While Milan gets ready to roar into its second day of fashion week, we reflect of the highlights of what has been a memorable season for London Fashion Week.
LFW SS17 presented us with a full circle of creativity, innovation and beautiful creations which we will certainly keep seeing, mentioning and – possibly – wearing in the next few months.
Here’s a round up of our highlights:
We Pulled Over at PA5H.
Founded by Marangoni graduate Dasha Pashevkina in 2014, PA5H is a contemporary luxury brand with the ultimate aim of re-articulating urban street style.
Focusing on quality textiles, combined in unexpected ways, and sometimes cut down to their very core, Pashevkina manipulated the shapes of the ss17 collection in order to create a progressive transition from masculine to feminine.
We read a Chinese fairy tale at Angel Chen.
The Chinese designer, often described as ‘Asian Punk’ by the press, really channelled her heritage in her ss17 collection. Inspired by the ancient Shan Hai Jing – historic text depicting various stories of monsters from land and sea – Chen featured iconic symbols and characters from the book in her design, via embellishments and an original illustrated embroidery by Angel herself.
Known for her experimentation with fabrics, Chen pushed her desire for innovation even further, achieving an outstanding level of detail.
We visited a human exhibition at Faustine Steinmetz.
Uber creative textile master Faustine Steinmetz chose to showcase her ss17 collection with a museum-like presentation.
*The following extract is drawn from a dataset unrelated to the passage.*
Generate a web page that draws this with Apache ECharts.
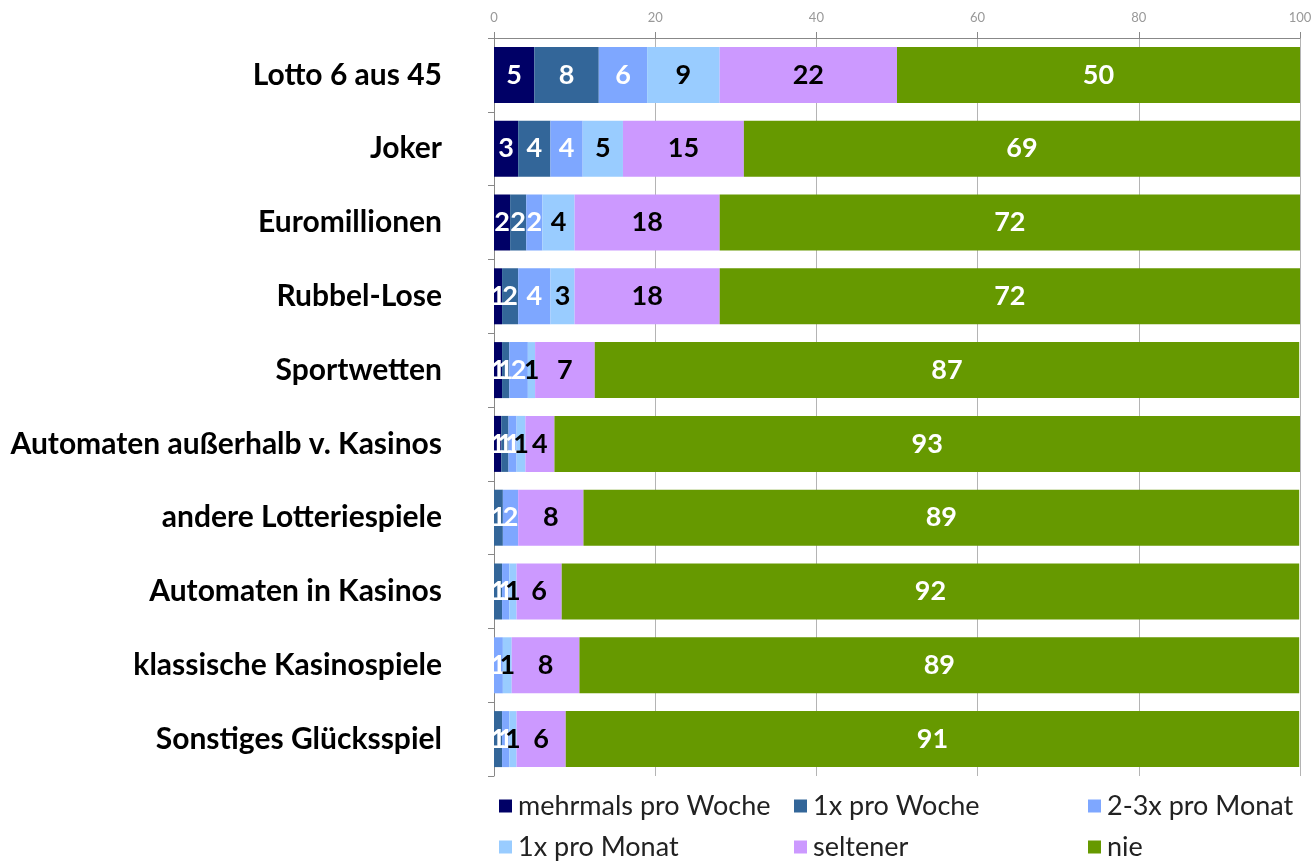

Featuring gorgeous mermaid-looking models, dressed in denim as you’ve never seen it before, and laying on shelves to be admired, Faustine gave the audience the perfect opportunity to admire the beauty of her work up close and personal. Each mannequin showcasing a different stage of textile experimentation, the models shone in the blue neon light, their outfits encrusted in Swarovski crystals.
Images via Dazed.
We took a trip to Greece with Mary Katrantzou.
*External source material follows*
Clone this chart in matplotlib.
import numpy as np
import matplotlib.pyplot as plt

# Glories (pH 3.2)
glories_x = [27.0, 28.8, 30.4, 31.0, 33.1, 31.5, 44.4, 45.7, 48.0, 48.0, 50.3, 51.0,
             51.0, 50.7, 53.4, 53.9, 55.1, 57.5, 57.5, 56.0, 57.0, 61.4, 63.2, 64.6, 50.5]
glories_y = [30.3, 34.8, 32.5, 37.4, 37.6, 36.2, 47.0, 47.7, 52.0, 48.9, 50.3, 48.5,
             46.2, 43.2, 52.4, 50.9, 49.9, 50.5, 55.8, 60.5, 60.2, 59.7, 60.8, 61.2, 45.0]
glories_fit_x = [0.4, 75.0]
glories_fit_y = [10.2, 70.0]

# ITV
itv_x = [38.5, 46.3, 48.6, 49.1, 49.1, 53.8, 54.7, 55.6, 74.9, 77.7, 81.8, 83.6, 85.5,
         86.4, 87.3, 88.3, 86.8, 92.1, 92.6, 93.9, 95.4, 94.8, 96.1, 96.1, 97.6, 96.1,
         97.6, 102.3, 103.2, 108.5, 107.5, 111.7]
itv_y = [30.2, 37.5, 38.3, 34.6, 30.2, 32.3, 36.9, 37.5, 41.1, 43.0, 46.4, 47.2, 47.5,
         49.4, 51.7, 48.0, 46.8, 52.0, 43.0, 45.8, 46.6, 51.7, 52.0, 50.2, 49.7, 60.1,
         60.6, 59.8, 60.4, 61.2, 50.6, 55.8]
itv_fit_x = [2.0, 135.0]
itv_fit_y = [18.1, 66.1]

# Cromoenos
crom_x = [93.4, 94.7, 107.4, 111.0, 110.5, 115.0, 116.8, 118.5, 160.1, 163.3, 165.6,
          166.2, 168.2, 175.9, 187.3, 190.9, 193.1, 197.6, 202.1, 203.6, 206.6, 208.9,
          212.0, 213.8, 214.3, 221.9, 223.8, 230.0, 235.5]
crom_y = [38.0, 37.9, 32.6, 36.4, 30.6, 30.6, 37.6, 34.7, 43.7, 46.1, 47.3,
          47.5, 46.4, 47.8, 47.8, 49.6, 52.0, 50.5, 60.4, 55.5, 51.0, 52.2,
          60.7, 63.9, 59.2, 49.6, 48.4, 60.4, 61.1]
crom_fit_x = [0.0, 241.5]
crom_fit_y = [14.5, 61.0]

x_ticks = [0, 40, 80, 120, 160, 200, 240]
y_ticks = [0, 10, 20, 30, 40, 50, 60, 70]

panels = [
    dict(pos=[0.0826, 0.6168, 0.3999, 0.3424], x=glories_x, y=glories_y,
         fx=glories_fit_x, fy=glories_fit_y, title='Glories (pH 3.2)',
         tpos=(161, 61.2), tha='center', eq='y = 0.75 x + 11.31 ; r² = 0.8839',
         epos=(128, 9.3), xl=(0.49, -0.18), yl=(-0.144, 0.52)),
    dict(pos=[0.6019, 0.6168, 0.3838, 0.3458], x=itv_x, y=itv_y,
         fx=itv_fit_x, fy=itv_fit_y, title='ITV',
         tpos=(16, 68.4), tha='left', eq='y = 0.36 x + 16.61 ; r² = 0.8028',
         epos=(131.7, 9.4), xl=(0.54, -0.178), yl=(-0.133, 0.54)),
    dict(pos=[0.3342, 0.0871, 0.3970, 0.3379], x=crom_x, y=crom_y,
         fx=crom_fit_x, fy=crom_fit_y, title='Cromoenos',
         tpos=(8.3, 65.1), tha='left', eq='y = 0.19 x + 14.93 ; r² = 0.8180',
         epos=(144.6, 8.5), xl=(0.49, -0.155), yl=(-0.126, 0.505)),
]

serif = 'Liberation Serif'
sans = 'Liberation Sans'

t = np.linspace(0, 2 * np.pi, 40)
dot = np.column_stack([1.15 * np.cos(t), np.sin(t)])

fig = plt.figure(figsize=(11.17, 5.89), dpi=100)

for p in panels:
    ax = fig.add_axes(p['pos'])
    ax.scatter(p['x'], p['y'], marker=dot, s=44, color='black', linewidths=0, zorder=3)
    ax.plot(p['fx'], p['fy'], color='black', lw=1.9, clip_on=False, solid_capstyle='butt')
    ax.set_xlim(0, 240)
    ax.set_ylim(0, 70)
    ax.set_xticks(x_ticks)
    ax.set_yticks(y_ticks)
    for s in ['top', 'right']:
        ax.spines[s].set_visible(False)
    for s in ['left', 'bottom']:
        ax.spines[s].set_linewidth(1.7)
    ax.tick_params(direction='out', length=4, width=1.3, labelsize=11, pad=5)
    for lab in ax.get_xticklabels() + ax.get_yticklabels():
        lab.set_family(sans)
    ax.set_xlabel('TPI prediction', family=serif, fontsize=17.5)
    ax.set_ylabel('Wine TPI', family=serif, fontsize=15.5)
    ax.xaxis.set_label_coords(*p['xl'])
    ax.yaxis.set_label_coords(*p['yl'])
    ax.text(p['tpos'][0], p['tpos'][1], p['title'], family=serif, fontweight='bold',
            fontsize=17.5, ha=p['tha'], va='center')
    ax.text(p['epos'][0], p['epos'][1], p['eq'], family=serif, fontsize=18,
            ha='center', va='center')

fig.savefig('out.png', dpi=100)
Mary Katrantzou was one of the many designers this season to get inspired by her own heritage and background, resulting in an extremely personal, striking collection. Her signature optical prints were highlighted this season by the use of extra-large sequins and strategic accessories.
Images via Wonderland.
We revisited the concept of footwear at Christopher Kane.
Kane is known to do just what he feels like doing, design what he’s inspired to design and consider trends as nothing more than an option he might glimpse at from time to time. For ss17, Kane provided us with an incredible showcase which just did it all: flowers, innovative textiles, a hint of punk and – get ready – crocs. That’s correct, the inventive designer took a chance on revisiting what are possibly the most criticised footwear ever. Distilled coolness.
Images via Vogue Runway.
We felt very cool at Ashley Williams.
Oversize to the point of no return and filled with sass and slogans was Ashley William’s ss17 collection. Popping colours such as bubble-gum pink and bright yellow were balanced by subtle greys and contrasting black and whites. Puffy sleeves popped out of shirts and dresses, all secured by an embellished belt in memory of a feminine shape.
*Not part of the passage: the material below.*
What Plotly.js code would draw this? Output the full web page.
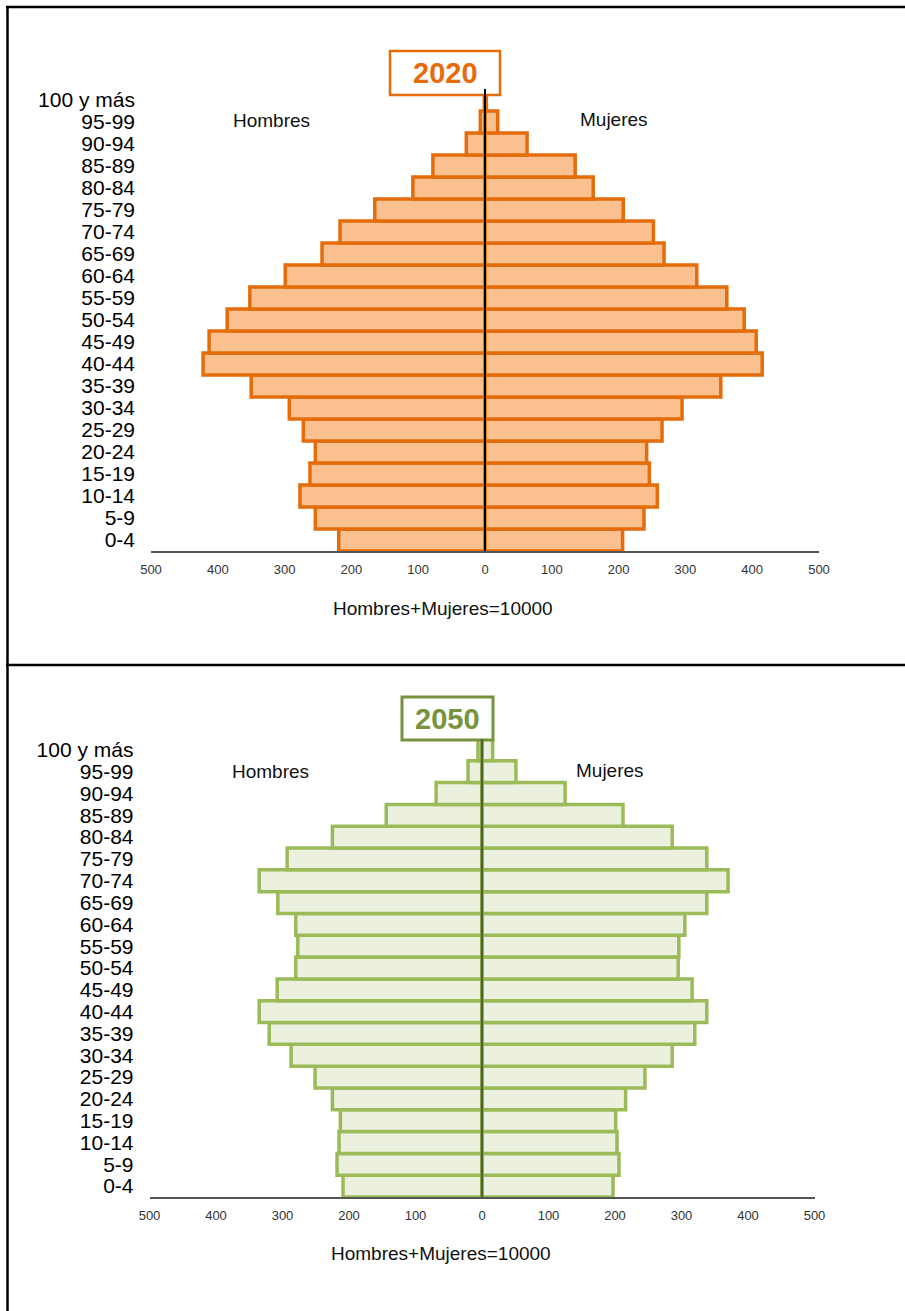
<!DOCTYPE html>
<html>
<head>
<meta charset="utf-8">
<script src="https://cdn.plot.ly/plotly-3.0.1.min.js"></script>
<style>
  html, body { margin: 0; padding: 0; background: #fff; }
  #chart { width: 905px; height: 1311px; }
</style>
</head>
<body>
<div id="chart"></div>
<script>
// Age groups, youngest first (bottom of each pyramid)
const ageGroups = ["0-4", "5-9", "10-14", "15-19", "20-24", "25-29", "30-34", "35-39",
  "40-44", "45-49", "50-54", "55-59", "60-64", "65-69", "70-74", "75-79",
  "80-84", "85-89", "90-94", "95-99", "100 y más"];

// Population per 10000 inhabitants, 2020
const hombres2020 = [219, 254, 277, 262, 254, 272, 293, 350, 422, 413, 386, 352,
  299, 244, 217, 165, 108, 78, 28, 7, 1];
const mujeres2020 = [206, 238, 258, 246, 242, 265, 295, 353, 415, 406, 388, 362,
  317, 268, 252, 207, 162, 135, 63, 19, 2];

// Population per 10000 inhabitants, 2050
const hombres2050 = [209, 218, 215, 213, 225, 251, 287, 320, 335, 308, 280, 277,
  280, 307, 335, 293, 225, 144, 69, 21, 6];
const mujeres2050 = [197, 206, 203, 201, 216, 245, 286, 320, 338, 316, 295, 296,
  305, 338, 370, 338, 286, 212, 125, 51, 16];

// Axis ticks shared by both pyramids
const tickValues = [-500, -400, -300, -200, -100, 0, 100, 200, 300, 400, 500];
const tickLabels = ["500", "400", "300", "200", "100", "0", "100", "200", "300", "400", "500"];

const W = 905, H = 1311;
const px = x => x / W;          // pixel -> paper x
const py = y => 1 - y / H;      // pixel -> paper y
const FONT = "Liberation Sans, Arial, sans-serif";

const neg = arr => arr.map(v => -v);

const orange = { line: "#E46C0A", fill: "#FAC090" };
const green = { line: "#9BBB59", fill: "#EBF1DE", dark: "#77933C", axis: "#4F6228" };

function barTrace(values, colors, xa, ya, name) {
  return {
    type: "bar", orientation: "h", name: name,
    x: values, y: ageGroups, xaxis: xa, yaxis: ya,
    marker: { color: colors.fill, line: { color: colors.line, width: 3.5 } },
    hoverinfo: "skip", showlegend: false
  };
}

const data = [
  barTrace(neg(hombres2020), orange, "x", "y", "Hombres 2020"),
  barTrace(mujeres2020, orange, "x", "y", "Mujeres 2020"),
  barTrace(neg(hombres2050), green, "x2", "y2", "Hombres 2050"),
  barTrace(mujeres2050, green, "x2", "y2", "Mujeres 2050")
];

function xAxis(left, right, anchor) {
  return {
    domain: [px(left), px(right)], range: [-500, 500], anchor: anchor,
    tickmode: "array", tickvals: tickValues, ticktext: tickLabels, ticks: "", ticklabelstandoff: 6,
    tickfont: { family: FONT, size: 13, color: "#333" },
    showgrid: false, zeroline: false, showline: true, linecolor: "#555", linewidth: 1.5,
    fixedrange: true
  };
}
function yAxis(top, bottom, anchor) {
  return {
    domain: [py(bottom), py(top)], range: [-0.5, 20.5], anchor: anchor,
    type: "category", categoryorder: "array", categoryarray: ageGroups,
    tickmode: "array", tickvals: ageGroups, ticktext: ageGroups,
    ticks: "", ticklabelstandoff: 15,
    tickfont: { family: FONT, size: 21, color: "#000" },
    showgrid: false, zeroline: false, showline: false, fixedrange: true
  };
}

function text(t, x, y, size, color, bold) {
  return {
    xref: "paper", yref: "paper", x: px(x), y: py(y),
    xanchor: "center", yanchor: "middle", showarrow: false,
    text: bold ? "<b>" + t + "</b>" : t,
    font: { family: FONT, size: size, color: color }
  };
}

const layout = {
  width: W, height: H,
  margin: { l: 0, r: 0, t: 0, b: 0 },
  paper_bgcolor: "#fff", plot_bgcolor: "rgba(0,0,0,0)",
  barmode: "relative", bargap: 0,
  xaxis: xAxis(151, 819, "y"),
  yaxis: yAxis(89, 551, "x"),
  xaxis2: xAxis(149.5, 814.5, "y2"),
  yaxis2: yAxis(739, 1197, "x2"),
  shapes: [
    // frame
    { type: "line", xref: "paper", yref: "paper", x0: px(6), x1: px(905), y0: py(7), y1: py(7),
      line: { color: "#000", width: 2.5 } },
    { type: "line", xref: "paper", yref: "paper", x0: px(7.5), x1: px(7.5), y0: py(6), y1: py(1311),
      line: { color: "#000", width: 2.5 } },
    { type: "line", xref: "paper", yref: "paper", x0: px(6), x1: px(905), y0: py(665), y1: py(665),
      line: { color: "#000", width: 2.5 } },
    // year boxes
    { type: "rect", xref: "paper", yref: "paper", x0: px(390), x1: px(500), y0: py(51), y1: py(95),
      fillcolor: "#fff", line: { color: orange.line, width: 2.5 }, layer: "above" },
    { type: "rect", xref: "paper", yref: "paper", x0: px(402), x1: px(493), y0: py(697), y1: py(740),
      fillcolor: "#fff", line: { color: green.dark, width: 3 }, layer: "above" },
    // centre lines
    { type: "line", xref: "x", yref: "paper", x0: 0, x1: 0, y0: py(89), y1: py(551),
      line: { color: "#000", width: 2 }, layer: "above" },
    { type: "line", xref: "x2", yref: "paper", x0: 0, x1: 0, y0: py(739), y1: py(1197),
      line: { color: green.axis, width: 2.5 }, layer: "above" }
  ],
  annotations: [
    text("2020", 445, 73, 29, orange.line, true),
    text("Hombres", 271, 120, 19, "#111", false),
    text("Mujeres", 614, 119, 19, "#111", false),
    text("Hombres+Mujeres=10000", 443, 609, 19, "#111", false),
    text("2050", 447, 719, 29, green.dark, true),
    text("Hombres", 270, 771, 19, "#111", false),
    text("Mujeres", 610, 770, 19, "#111", false),
    text("Hombres+Mujeres=10000", 441, 1253, 19, "#111", false)
  ]
};

Plotly.newPlot("chart", data, layout, { displayModeBar: false, staticPlot: true });
</script>
</body>
</html>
We met the future of fashion at Fashion East.
One of our all time favourites, Fashion East has been showcasing some of the most promising creatives and new members of the fashion industry for years now. This season, the podium was left to four designers…
AV Robertson, whose sheer blouses and romantically floral textiles transported us into a decadent garden of Eden.
Matty Bovan, who’s explosive creativity never fails to impress and almost shock. In a seemingly chaotic yet perfectly coherent patchwork of fabrics, threads and accessories, Bovan gave us an insight on how the most extreme fashionistas of the future might look like. You better start layering.
Mimi Wade, displayed a sweet and grungy feeling in her designs. Conservative shapes jazzed up by cherry prints and coloured hair and animal prints. This is for the sweetest underground ladies.
And Richard Malone, who’s clean shapes, block colours, straight stripes and beautifully sculpted pieces were the cherry on top of the whole Fashion East showcase. Clean lines with a twist, monochrome made fun by the interesting colour pallet, Malone really captured our attention with his balance between extreme and wearable, feminine and androgynous, sharp and soft.